WE Charity controversy prompts examination of group’s overseas footprint
- The Globe and Mail (Ontario Edition)
- September 28, 2020
- JACOB SEREBRIN
The controversy around WE Charity in Canada is opening the door to a public discussion about whether WE – and groups like it – actually help the African communities where they operate.
Firoze Manji, the former Africa program director for Amnesty International, said one of the big problems with groups such as WE is that they aren’t accountable to the people they claim to serve.
“They are accountable to selfappointed boards,” said Mr. Manji, who is originally from Kenya and is now a professor at Carleton University’s Institute of African Studies. “The mythology is that they are going to fight poverty. The problem with that proposition, although it sounds very good, is that they don’t deal with the causes of impoverishment.”
On Sept. 9, WE Charity said it would wind down its Canadian operations, but its for-profit affiliate, ME to WE, will remain active, as will WE Charity in the United States and the United Kingdom.
The charity’s programs in countries such as Kenya, Tanzania and Ecuador will continue “as long as possible” the organization said. The extent and impact of those overseas programs is not easy to discern. It is clear from financial statements released by the organization and tax filings that WE’s soon-to-be-closed Canadian programs are by far the charity’s largest. In 2019, WE Charity Canada had total revenue of $65.9-million and expenses of just under $68.2-million.
In some years, its U.S. arm has sent more money to Canada than it sent to any country in Asia, Africa or Latin America or spent on domestic programming. In the 2019 financial year, U.S. tax filings show WE Charity U.S. spent US$7.6-million on domestic programs and US$18.8-million on “grants and other assistance to foreign organizations” – of which US$10.8-million went to WE Charity Canada. In 2018, WE Charity U.S. spent US$5.8-million on domestic programming with another US$6-million going to Canada. That year US$8.5-million went to Asia, Africa and Latin America.

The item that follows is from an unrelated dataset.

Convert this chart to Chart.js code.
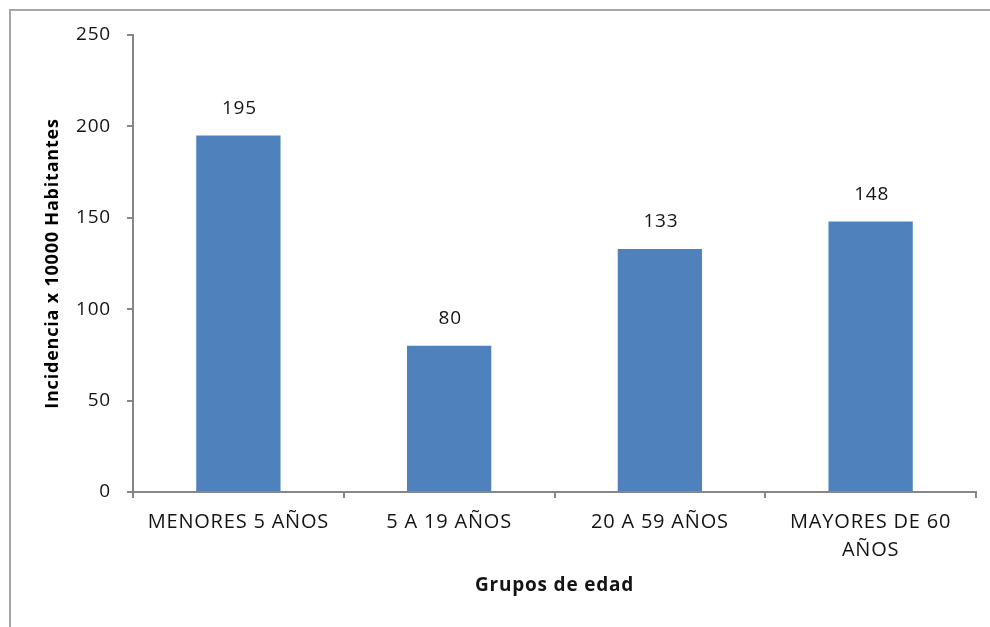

WE Charity said the money was sent to the Canadian office to reimburse it for work done on programs that were delivered in the United States. Staff in the organization’s Global Learning Centre in Toronto “create learning curricula, organize and deliver digital programming, carry out program development, and conduct measurement and evaluation work for operations in both Canada and the U.S.,” WE said in an e-mail response to Canadian Press.
Outside of North America, Kenya was the biggest recipient of money from WE Charity U.S.
WE did not make a representative available for an interview, but in an e-mailed response it included a quote attributed to the governor of Kenya’s Narok County. “I can confidently say that no NGO has done more to benefit Kenya than WE Charity,” Samuel K. Tunai is quoted as saying.
Other Kenyans have a different impression. Karuti Kanyinga, director of the Institute for Development Studies at the University of Nairobi, said he isn’t familiar with WE Charity or Free the Children, the organization’s former name.
With more than 10,000 NGOs operating in Kenya, he said it’s “difficult to keep track of what any of them is doing, except if it is involved in huge advocacy work or is one of the big ones with a lot of resources to impact change at the national level.”
WE Charity doesn’t appear on a list of the 50 NGOs that spend the most on programs in Kenya, released in the 2018-19 annual report of Kenya’s Non-Governmental Organizations Co-ordination Board. All NGOs operating in Kenya are required to submit reports to the board.